His official job involved managing the flow of information between institutions, coordinating diplomatic channels, suppressing factional infighting, and implementing controlled succession to prevent the system from fragmenting into competing power centres.
It was a role he honed during 30 years of building knowledge as culture minister, state broadcasting chief for 10 years, secretary of the supreme national security council, parliamentary speaker for 12 years, and, most recently, as Khamenei’s personal envoy to Vladimir Putin, the Russian President.
Last month, an Iranian official said: “He is officially running everything here.”
The question now becomes whether anyone else in Iran possesses the institutional knowledge, the trust, and the practical understanding of governance required to hold the system together.
The evidence suggests the answer is no.
He gave hardliners cover to make compromises
Iran’s Islamic Republic was designed as a complex system of overlapping institutions with deliberately competing power centres. It required constant coordination from the Supreme Leader’s office to function coherently.
The President runs the civilian Government but answers to the Supreme Leader. The Islamic Revolutionary Guard Corps controls much of the economy and security apparatus but is theoretically subordinate to the Supreme Leader’s authority.
The Assembly of Experts selects the Supreme Leader but exists at his pleasure. The Guardian Council vets candidates for elected office based on criteria the Supreme Leader defines.
This structure was meant to prevent any single institution from accumulating enough power to challenge the Supreme Leader while ensuring that nothing could function without his coordination.
The system’s weakness is that it requires someone who understands all these moving parts and can make them work together.
Larijani’s intimate knowledge of this cannot be transferred quickly or easily replaced. He knew which clerics in Qom wielded real influence, versus those with impressive titles but little power.
He had spent decades building relationships with Russian officials, Chinese diplomats and regional powers. He knew how to structure negotiations to give hardliners cover for accepting compromises.
When Qassim Soleimani was killed in 2020, Iran replaced the leader of the elite Quds Force with Esmail Ghaani. When nuclear scientists are killed, new scientists can be trained.

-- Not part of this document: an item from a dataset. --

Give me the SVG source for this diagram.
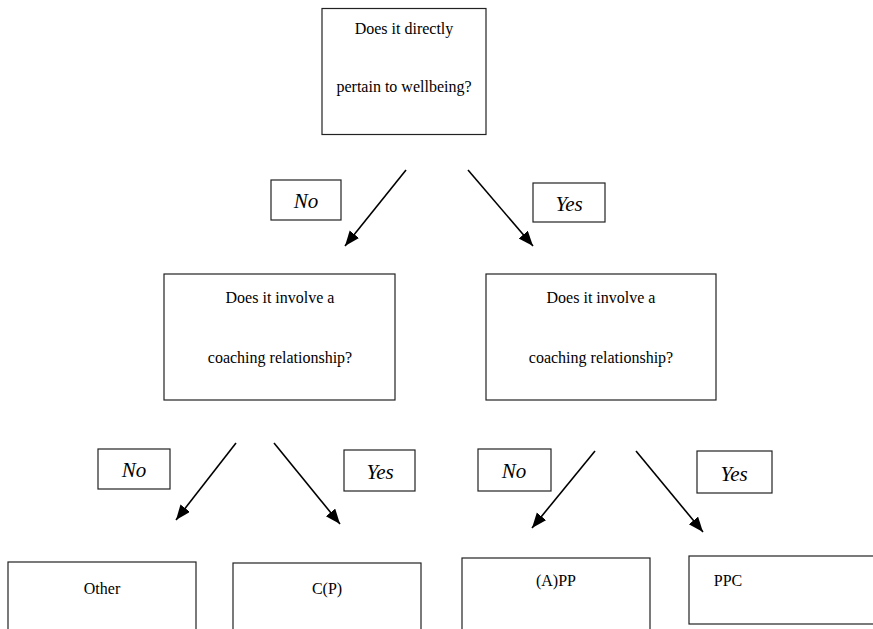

But there is no mechanism for replacing the person who knows how to make the entire system work together, because that role was never formalised or even acknowledged.
The question facing Iran now is not whether individual institutions can survive – they can – but whether the system as a whole can function without the people who understood how to coordinate it.
Although Iran is more exposed than ever, the alleged killing of Larijani does not necessarily portend an end of the war. It has a new Supreme Leader, Mojtaba Khamenei, who has not been seen for weeks. But the assassination of Larijani leaves Iran without anyone to credibly negotiate with the US.
He was the only figure trusted by both Iranian hardliners and foreign governments to structure agreements. This may suit Israelis who want the Islamic Republic to fall, but those looking for a quick way out of a war that is triggering a global energy crisis may be disappointed.